Martinho Figueiredo, também de 16 anos, apresentou na edição passada o projeto de umrobot controlado, através da internet, por um computador, trabalho que realizou juntamente com três colegas. Como prémio, Martinho estagiou, durante uma semana, no centro de investigação 3 B’s. «Foi uma experiência fantástica, pois deu-nos conhecimento sobre como funciona a vida de investigadores e das tecnologias que são utilizadas no nosso país e das inovações que por cá se fazem», conta ao Obli. O estudante vai participar este ano, pela terceira vez, no “Grande Laboratório”, com dois projetos – um em Físico-Química, outro em Biologia – que estão «em segredo dos deuses».
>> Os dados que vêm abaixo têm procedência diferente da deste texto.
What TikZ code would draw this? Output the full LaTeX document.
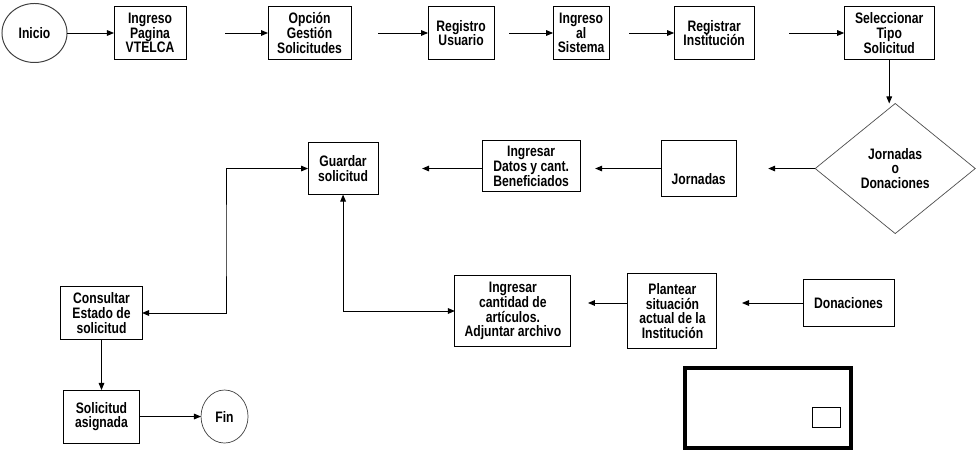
\documentclass[tikz,border=0pt]{standalone}
\usepackage{fontspec}
\setmainfont{Liberation Sans}[FakeStretch=0.8]
\usetikzlibrary{positioning, shapes.geometric, arrows.meta}

\begin{document}
\begin{tikzpicture}[x=0.025cm, y=-0.025cm, >={Triangle[length=5pt,width=4pt]}, line width=0.7pt,
    every node/.style={align=center, inner sep=1pt, outer sep=0pt, font=\fontsize{10.8}{10.5}\selectfont\bfseries},
    box/.style={draw, rectangle}]
    \useasboundingbox (0,0) rectangle (980,451);

    \node (inicio) [draw=black!75, ellipse, minimum width=1.625cm, minimum height=1.475cm] at (34.5,33) {Inicio};
    \node (pagina) [box, right=1.175cm of inicio, minimum width=1.8cm, minimum height=1.3cm] {Ingreso\\Pagina\\VTELCA};
    \node (opcion) [box, right=2.05cm of pagina, minimum width=2.075cm, minimum height=1.3cm] {Opción\\Gestión\\Solicitudes};
    \node (registro) [box, right=1.925cm of opcion, minimum width=1.65cm, minimum height=1.3cm] {Registro\\Usuario};
    \node (sistema) [box, right=1.475cm of registro, minimum width=1.4cm, minimum height=1.325cm] {Ingreso\\al\\Sistema};
    \node (inst) [box, right=1.625cm of sistema, minimum width=2cm, minimum height=1.3cm] {Registrar\\Institución};
    \node (tipo) [box, right=2.25cm of inst, minimum width=2.25cm, minimum height=1.325cm] {Seleccionar\\Tipo\\Solicitud};
    \draw[->] (inicio) -- (pagina);
    \draw[->, shorten <=0.975cm] (pagina) -- (opcion);
    \draw[->, shorten <=0.675cm] (opcion) -- (registro);
    \draw[->, shorten <=0.375cm] (registro) -- (sistema);
    \draw[->, shorten <=0.5cm] (sistema) -- (inst);
    \draw[->, shorten <=0.875cm] (inst) -- (tipo);

    \node (dec) [draw=black!70, line width=0.5pt, diamond, below=1.1cm of tipo, xshift=0.15cm, minimum width=4cm, minimum height=3.25cm] {Jornadas\\o\\Donaciones};
    \node (jorn) [box, left=1.975cm of dec, minimum width=1.875cm, minimum height=1.4cm, text height=23pt, text depth=0pt] {Jornadas};
    \node (datos) [box, left=2.025cm of jorn, yshift=0.06cm, minimum width=2.45cm, minimum height=1.275cm] {Ingresar\\Datos y cant.\\Beneficiados};
    \node (guardar) [box, left=2.6cm of datos, yshift=-0.06cm, minimum width=1.75cm, minimum height=1.3cm] {Guardar\\solicitud};
    \draw[->] (tipo.south) -- (tipo.south |- dec.north);
    \draw[->, shorten >=0.8cm] (dec.west) -- (dec.west -| jorn.east);
    \draw[->, shorten >=0.375cm] (jorn.west) -- (jorn.west -| datos.east);
    \draw[->, shorten >=1.1cm] (guardar.east -| datos.west) -- (guardar.east);

    \node (don) [box, minimum width=2.275cm, minimum height=1.15cm] at (848.5,303) {Donaciones};
    \node (plant) [box, left=2.15cm of don, yshift=-0.2cm, minimum width=2.225cm, minimum height=1.85cm] {Plantear\\situación\\actual de la\\Institución};
    \node (cant) [box, left=1.425cm of plant, minimum width=2.9cm, minimum height=1.775cm] {Ingresar\\cantidad de\\artículos.\\Adjuntar archivo};
    \draw[->, shorten >=0.625cm] (don.west) -- (don.west -| plant.east);
    \draw[->, shorten >=0.425cm] (don.west -| plant.west) -- (don.west -| cant.east);

    \node (consulta) [box, minimum width=2.025cm, minimum height=1.3cm] at (101.5,313) {Consultar\\Estado de\\solicitud};
    \node (asig) [box, below=1.275cm of consulta, minimum width=1.875cm, minimum height=1.325cm] {Solicitud\\asignada};
    \node (fin) [draw=black!75, line width=0.5pt, ellipse, right=1.55cm of asig, minimum width=1.175cm, minimum height=1.325cm] {Fin};
    \coordinate (codo) at (226,240);
    \draw[<->] (guardar.west) -| (codo) |- (consulta.east);
    \draw[<->] (guardar.south) |- (cant.west);
    \draw[->] (consulta.south) -- (consulta.south |- asig.north);
    \draw[->] (asig) -- (fin);

    \node (marco) [draw, line width=2.4pt, minimum width=4.15cm, minimum height=2cm] at (768,408) {};
    \node (mini) [draw, line width=0.6pt, minimum width=0.7cm, minimum height=0.5cm] at (826,417) {};
\end{tikzpicture}
\end{document}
Sexta edição do “Grande Laboratório”
Este ano, naquela que é a sexta edição do “Grande Laboratório”, estarão 161 alunos (mais 41, que em 2013) de 11 escolas da região Norte, que se repartem por 45 equipas a concurso. «Apesar de termos uma escola muito grande, também começamos a ter, mesmo assim, limitações no espaço. Temos oito laboratórios que podemos ocupar, nas áreas da Biologia, Geologia, Física e Química, portanto, neste momento, estamos confinados a este espaço e estes 161 alunos foram aqueles que nós vimos que cabiam», explicou ao Obli Paula Gomes. Nesta edição, haverá mais uma categoria a concurso: além da competição a nível do 3.º ciclo e ensino secundário, nas áreas da Biologia, Geologia e Física e Química, há também, por solicitação dos alunos, uma categoria que se destina ao 2.º ciclo.
Esta iniciativa contará ainda com a presença de dois cientistas que foram já distinguidos com o Prémio Nobel da Química – Jean-Marie Lehn, em 1987, e Aaron Ciechanover, em 2004 –, de Maria Manuel Mota, investigadora da Faculdade de Medicina da Universidade de Lisboa e Prémio Pessoa 2013, e de Hugo Sousa, do IPO do Porto.
Paula Gomes diz que esta edição «só pode ser um sucesso»: «muito francamente, pela quantidade de gente que está motivada, pelos números de intervenientes, pelos excelentes palestrantes que conseguimos trazer até cá e pelo empenho que nós, comunidade escolar, temos colocado neste projeto, acho que isto só pode ser um sucesso». «Este é um projeto que está a ser cada vez mais trabalhoso, que exige muito empenho, muita dedicação», garante, mas ressalva: «é um trabalho que nos tem dado motivo de orgulho, que nos tem dado vontade de trabalhar cada vez mais e melhor».